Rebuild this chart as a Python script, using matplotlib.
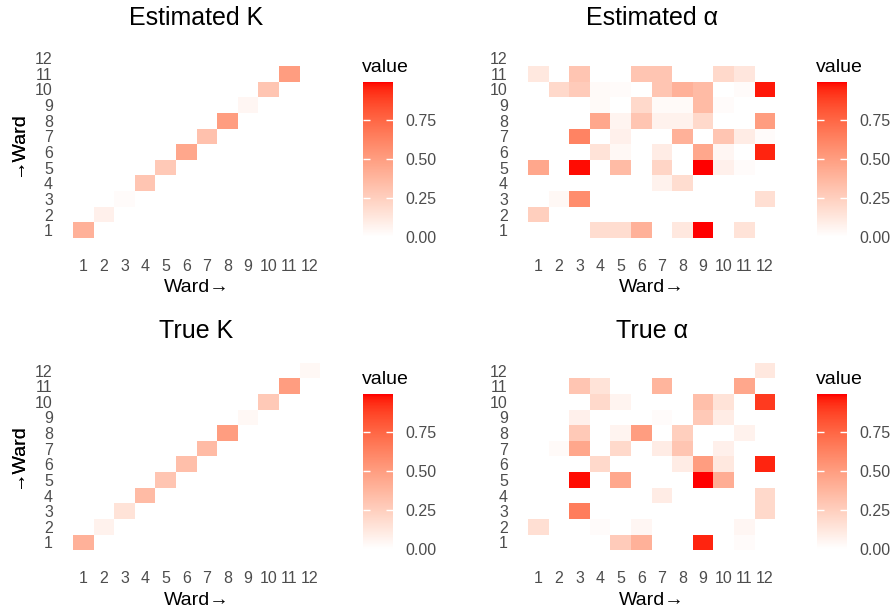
import numpy as np
import matplotlib
matplotlib.use("Agg")
import matplotlib.pyplot as plt
from matplotlib.colors import ListedColormap, Normalize

plt.rcParams["font.family"] = ["Liberation Sans", "DejaVu Sans"]

# ---------------------------------------------------------------- data
wards = list(range(1, 13))
tick_labels = [str(w) for w in wards]

# diagonal of K (ward i -> ward i)
est_k_diag = [0.40, 0.08, 0.02, 0.30, 0.28, 0.45, 0.32, 0.50, 0.05, 0.30, 0.50, 0.00]
true_k_diag = [0.40, 0.07, 0.15, 0.35, 0.30, 0.33, 0.35, 0.50, 0.04, 0.28, 0.50, 0.04]

# alpha matrices: one list per destination ward (y = 1 .. 12), columns = ward 1 .. 12
est_alpha = [
    [0.00, 0.00, 0.00, 0.18, 0.18, 0.40, 0.00, 0.12, 0.99, 0.00, 0.15, 0.00],
    [0.25, 0.00, 0.00, 0.00, 0.00, 0.00, 0.00, 0.00, 0.00, 0.00, 0.00, 0.00],
    [0.00, 0.04, 0.58, 0.00, 0.00, 0.00, 0.00, 0.00, 0.00, 0.00, 0.00, 0.17],
    [0.00, 0.00, 0.00, 0.00, 0.00, 0.00, 0.07, 0.18, 0.00, 0.00, 0.00, 0.00],
    [0.45, 0.00, 0.98, 0.00, 0.35, 0.00, 0.22, 0.00, 0.99, 0.08, 0.02, 0.00],
    [0.00, 0.00, 0.00, 0.15, 0.04, 0.00, 0.10, 0.00, 0.45, 0.05, 0.00, 0.95],
    [0.00, 0.00, 0.62, 0.00, 0.08, 0.00, 0.00, 0.40, 0.00, 0.30, 0.10, 0.02],
    [0.00, 0.00, 0.00, 0.45, 0.06, 0.30, 0.07, 0.07, 0.20, 0.00, 0.00, 0.50],
    [0.00, 0.00, 0.00, 0.03, 0.00, 0.20, 0.03, 0.03, 0.35, 0.02, 0.00, 0.00],
    [0.00, 0.20, 0.27, 0.03, 0.02, 0.00, 0.30, 0.40, 0.35, 0.00, 0.02, 0.97],
    [0.12, 0.00, 0.30, 0.00, 0.00, 0.30, 0.30, 0.00, 0.00, 0.20, 0.13, 0.00],
    [0.00, 0.00, 0.00, 0.00, 0.00, 0.00, 0.00, 0.00, 0.00, 0.00, 0.00, 0.00],
]
true_alpha = [
    [0.00, 0.00, 0.00, 0.00, 0.27, 0.40, 0.00, 0.00, 0.95, 0.00, 0.02, 0.00],
    [0.17, 0.00, 0.00, 0.02, 0.00, 0.05, 0.00, 0.00, 0.00, 0.00, 0.05, 0.00],
    [0.00, 0.00, 0.65, 0.00, 0.00, 0.00, 0.00, 0.00, 0.00, 0.00, 0.00, 0.20],
    [0.00, 0.00, 0.00, 0.00, 0.00, 0.00, 0.10, 0.00, 0.00, 0.00, 0.00, 0.20],
    [0.00, 0.00, 0.98, 0.00, 0.45, 0.00, 0.00, 0.00, 0.99, 0.42, 0.00, 0.00],
    [0.00, 0.00, 0.00, 0.20, 0.00, 0.00, 0.00, 0.10, 0.50, 0.12, 0.00, 0.95],
    [0.00, 0.03, 0.45, 0.00, 0.20, 0.00, 0.10, 0.30, 0.00, 0.08, 0.00, 0.00],
    [0.00, 0.00, 0.28, 0.00, 0.06, 0.50, 0.00, 0.25, 0.00, 0.00, 0.07, 0.00],
    [0.00, 0.00, 0.08, 0.00, 0.00, 0.00, 0.02, 0.00, 0.28, 0.10, 0.00, 0.00],
    [0.00, 0.00, 0.00, 0.20, 0.06, 0.00, 0.00, 0.00, 0.33, 0.15, 0.00, 0.90],
    [0.00, 0.00, 0.30, 0.15, 0.00, 0.00, 0.38, 0.00, 0.00, 0.00, 0.45, 0.00],
    [0.00, 0.00, 0.00, 0.00, 0.00, 0.00, 0.00, 0.00, 0.00, 0.00, 0.00, 0.12],
]

cbar_ticks = [0.0, 0.25, 0.5, 0.75]
cbar_tick_labels = ["0.00", "0.25", "0.50", "0.75"]
vmax = 0.99


# ------------------------------------------------ white -> red in Lab space
def lab_to_rgb(lab):
    L, a, b = lab[:, 0], lab[:, 1], lab[:, 2]
    fy = (L + 16) / 116
    fx = fy + a / 500
    fz = fy - b / 200

    def finv(t):
        t3 = t ** 3
        return np.where(t3 > 0.008856, t3, (t - 16 / 116) / 7.787)

    X = 0.95047 * finv(fx)
    Y = 1.00000 * finv(fy)
    Z = 1.08883 * finv(fz)
    r = 3.2406 * X - 1.5372 * Y - 0.4986 * Z
    g = -0.9689 * X + 1.8758 * Y + 0.0415 * Z
    bl = 0.0557 * X - 0.2040 * Y + 1.0570 * Z
    rgb = np.stack([r, g, bl], axis=1)
    rgb = np.where(rgb <= 0.0031308, 12.92 * rgb, 1.055 * np.clip(rgb, 0, None) ** (1 / 2.4) - 0.055)
    return np.clip(rgb, 0, 1)


t = np.linspace(0, 1, 256)[:, None]
lab_white = np.array([100.0, 0.0, 0.0])
lab_red = np.array([53.24, 80.09, 67.20])
cmap = ListedColormap(lab_to_rgb(lab_white * (1 - t) + lab_red * t))
norm = Normalize(vmin=0, vmax=vmax)

# ------------------------------------------------------------- figure
W, H = 894, 616
fig = plt.figure(figsize=(W / 100, H / 100), dpi=100)

TICK_COLOR = "#4D4D4D"
CW, CH = 20.6, 15.63  # cell size in pixels
PW, PH = 12 * CW, 12 * CH


def px_axes(x0, ytop, w, h):
    return fig.add_axes([x0 / W, 1 - (ytop + h) / H, w / W, h / H])


def diag_matrix(diag):
    m = np.zeros((12, 12))
    for i, v in enumerate(diag):
        m[i, i] = v
    return m


def heat_panel(x0, ytop, values, title, cb_x0):
    ax = px_axes(x0, ytop, PW, PH)
    edges = np.arange(0.5, 13.5, 1.0)
    ax.pcolormesh(edges, edges, np.asarray(values), cmap=cmap, norm=norm,
                  shading="flat", edgecolors="none")
    ax.set_xlim(0.5, 12.5)
    ax.set_ylim(0.5, 12.5)
    ax.set_xticks(wards)
    ax.set_yticks(wards)
    ax.set_xticklabels(tick_labels)
    ax.set_yticklabels(tick_labels)
    ax.tick_params(length=0, labelsize=11.5, colors=TICK_COLOR)
    ax.tick_params(axis="x", pad=15)
    ax.tick_params(axis="y", pad=14.5)
    for s in ax.spines.values():
        s.set_visible(False)

    # axis titles, placed by pixel offsets from the tile grid
    ax.set_xlabel("Ward\u2192", fontsize=14, color="black")
    ax.xaxis.label.set_va("center")
    ax.xaxis.set_label_coords(0.5, -50 / PH)
    ax.set_ylabel("\u2192Ward", fontsize=14, color="black")
    ax.yaxis.label.set_va("center")
    ax.yaxis.set_label_coords(-(x0 - 18) / PW, 0.5)

    ax.set_title(title, fontsize=18, color="black", pad=0,
                 y=1 + 32 / PH, va="center")

    # colour bar
    cb_top = ytop + 31.6
    cax = px_axes(cb_x0, cb_top, 30, 155)
    sm = plt.cm.ScalarMappable(norm=norm, cmap=cmap)
    cb = fig.colorbar(sm, cax=cax)
    cb.outline.set_visible(False)
    cb.set_ticks(cbar_ticks)
    cb.set_ticklabels(cbar_tick_labels)
    cax.tick_params(direction="in", length=5, width=1, color="white",
                    left=True, right=True, labelsize=11.5,
                    labelcolor=TICK_COLOR, pad=9)
    fig.text((cb_x0 - 1) / W, 1 - (cb_top - 10) / H, "value", fontsize=14,
             ha="left", va="baseline", color="black")
    return ax


heat_panel(73, 50.4, diag_matrix(est_k_diag), "Estimated K", 363)
heat_panel(528, 50.4, est_alpha, "Estimated \u03b1", 817)
heat_panel(73, 362.7, diag_matrix(true_k_diag), "True K", 363)
heat_panel(528, 362.7, true_alpha, "True \u03b1", 817)

fig.savefig("out.png", dpi=100)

» **STATED EXERCISE**:
Everything from the top line of the data down to and including the line with "tick_labels = [str(w) for w in wards]" is to be copied, except the pictures.

» **SOLVED EXERCISE**:
Rebuild this chart as a Python script, using matplotlib.
import numpy as np
import matplotlib
matplotlib.use("Agg")
import matplotlib.pyplot as plt
from matplotlib.colors import ListedColormap, Normalize

plt.rcParams["font.family"] = ["Liberation Sans", "DejaVu Sans"]

# ---------------------------------------------------------------- data
wards = list(range(1, 13))
tick_labels = [str(w) for w in wards]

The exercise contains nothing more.